The Taliban, meanwhile, appear to be pursuing a pragmatic, if transactional, diplomacy, seeking economic and political openings wherever available. But Afghan Taliban leaders are also aware of India’s history of backdoor diplomacy, from supporting the Northern Alliance during the first Taliban era to quietly funding anti-Taliban networks post-2001. 

Muttaqi’s appearance in Deoband underscores this shift, suggesting Kabul’s growing comfort in diversifying ties beyond Pakistan, even as Pakistan continues to shoulder the fallout of cross-border militancy emanating from Afghan territory. At the same time, Islamabad remains the only neighbor that has consistently engaged with Afghanistan through decades of conflict and recovery, from hosting millions of refugees to leading reconstruction assistance.
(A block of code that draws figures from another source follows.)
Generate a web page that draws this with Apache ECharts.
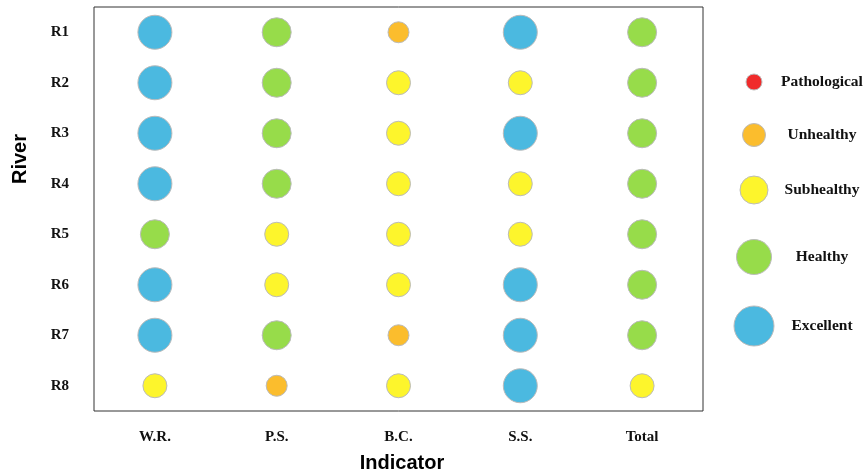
<!DOCTYPE html>
<html><head><meta charset="utf-8">
<script src="https://cdn.jsdelivr.net/npm/echarts@6/dist/echarts.min.js"></script>
<style>html,body{margin:0;padding:0;background:#fff}#c{width:865px;height:475px}</style>
</head><body><div id="c"></div>
<script>
var indicators = ['W.R.', 'P.S.', 'B.C.', 'S.S.', 'Total'];
var rivers = ['R1', 'R2', 'R3', 'R4', 'R5', 'R6', 'R7', 'R8'];
var levelNames = ['Pathological', 'Unhealthy', 'Subhealthy', 'Healthy', 'Excellent'];
// level per river (R1..R8) for each indicator: 1=Pathological ... 5=Excellent
var wr    = [5, 5, 5, 5, 4, 5, 5, 3];
var ps    = [4, 4, 4, 4, 3, 3, 4, 2];
var bc    = [2, 3, 3, 3, 3, 3, 2, 3];
var ss    = [5, 3, 5, 3, 3, 5, 5, 5];
var total = [4, 4, 4, 4, 4, 4, 4, 3];

var levelColors = ['#f02b2b', '#fbbd2d', '#fdf52c', '#97dc4a', '#4bb9e0'];
var plotSizes = [16, 21, 24, 29, 34];
var legendSizes = [16, 23, 28, 35, 40];
var legendY = [82, 135, 190, 257, 326];

var cols = [wr, ps, bc, ss, total];
var data = [];
cols.forEach(function (col, i) {
  col.forEach(function (lv, j) {
    data.push({
      value: [indicators[i], rivers[j], lv],
      symbolSize: plotSizes[lv - 1],
      itemStyle: { color: levelColors[lv - 1] }
    });
  });
});

var graphics = [];
levelNames.forEach(function (n, k) {
  graphics.push({
    type: 'circle', shape: { cx: 754, cy: legendY[k], r: legendSizes[k] / 2 },
    style: { fill: levelColors[k], stroke: '#bbbbbb', lineWidth: 1 }
  });
  graphics.push({
    type: 'text', x: 822, y: legendY[k],
    style: { text: n, font: 'bold 15.5px "Liberation Serif"', fill: '#111', textAlign: 'center', textVerticalAlign: 'middle' }
  });
});
graphics.push({
  type: 'text', x: 20, y: 159, rotation: Math.PI / 2,
  style: { text: 'River', font: 'bold 20px "Liberation Sans"', fill: '#000', textAlign: 'center', textVerticalAlign: 'middle' }
});
graphics.push({
  type: 'text', x: 402, y: 463,
  style: { text: 'Indicator', font: 'bold 20px "Liberation Sans"', fill: '#000', textAlign: 'center', textVerticalAlign: 'middle' }
});

var chart = echarts.init(document.getElementById('c'), null, { renderer: 'canvas' });
chart.setOption({
  animation: false,
  grid: { left: 94, top: 7, width: 609, height: 404, show: true, borderColor: '#333', borderWidth: 1, backgroundColor: '#fff' },
  xAxis: {
    type: 'category', data: indicators,
    axisLine: { show: false }, axisTick: { show: false }, splitLine: { show: false },
    axisLabel: { margin: 19, fontFamily: 'Liberation Serif', fontWeight: 'bold', fontSize: 15, color: '#111' }
  },
  yAxis: {
    type: 'category', data: rivers, inverse: true,
    axisLine: { show: false }, axisTick: { show: false }, splitLine: { show: false },
    axisLabel: { margin: 25, fontFamily: 'Liberation Serif', fontWeight: 'bold', fontSize: 15, color: '#111' }
  },
  series: [{
    type: 'scatter', data: data,
    itemStyle: { borderColor: '#bbbbbb', borderWidth: 1, opacity: 1 }
  }],
  graphic: graphics
});
</script></body></html>
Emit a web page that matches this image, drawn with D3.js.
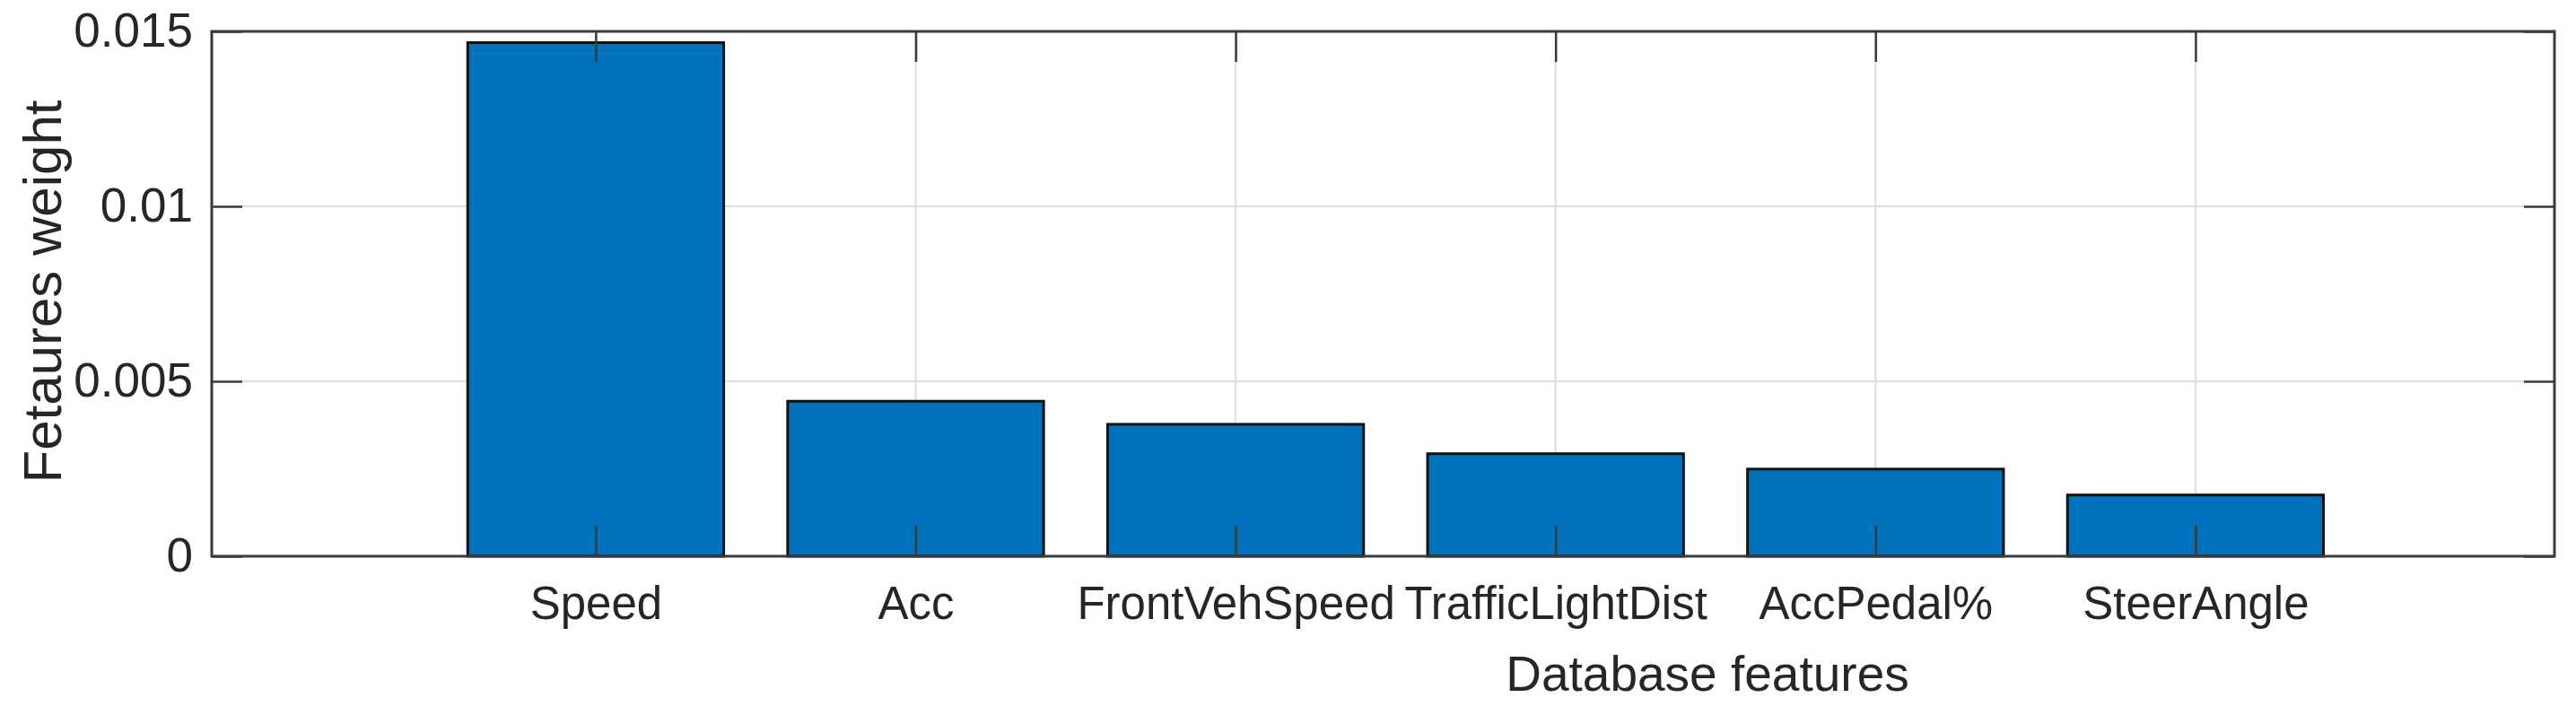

A Visit Laden with Symbolism

Amir Khan Muttaqi’s stop in Deoband was more than a religious visit,  it was a symbolic recalibration. India, once a vocal critic of Taliban rule, is now using religious diplomacy to carve a niche in post-war Afghanistan, while the Taliban seek validation from an unexpected quarter.

For Pakistan, the development reinforces a long-held concern that India’s strategy in Afghanistan is less about cooperation and more about narrative engineering, dragging the Taliban’s perceived roots away from Haqqania and into India’s Deoband, to recast the region’s ideological geography in its favor.

What appears as a spiritual visit may, in essence, be India’s most sophisticated political sermon yet, preached not from a pulpit, but through the corridors of Darul Uloom Deoband.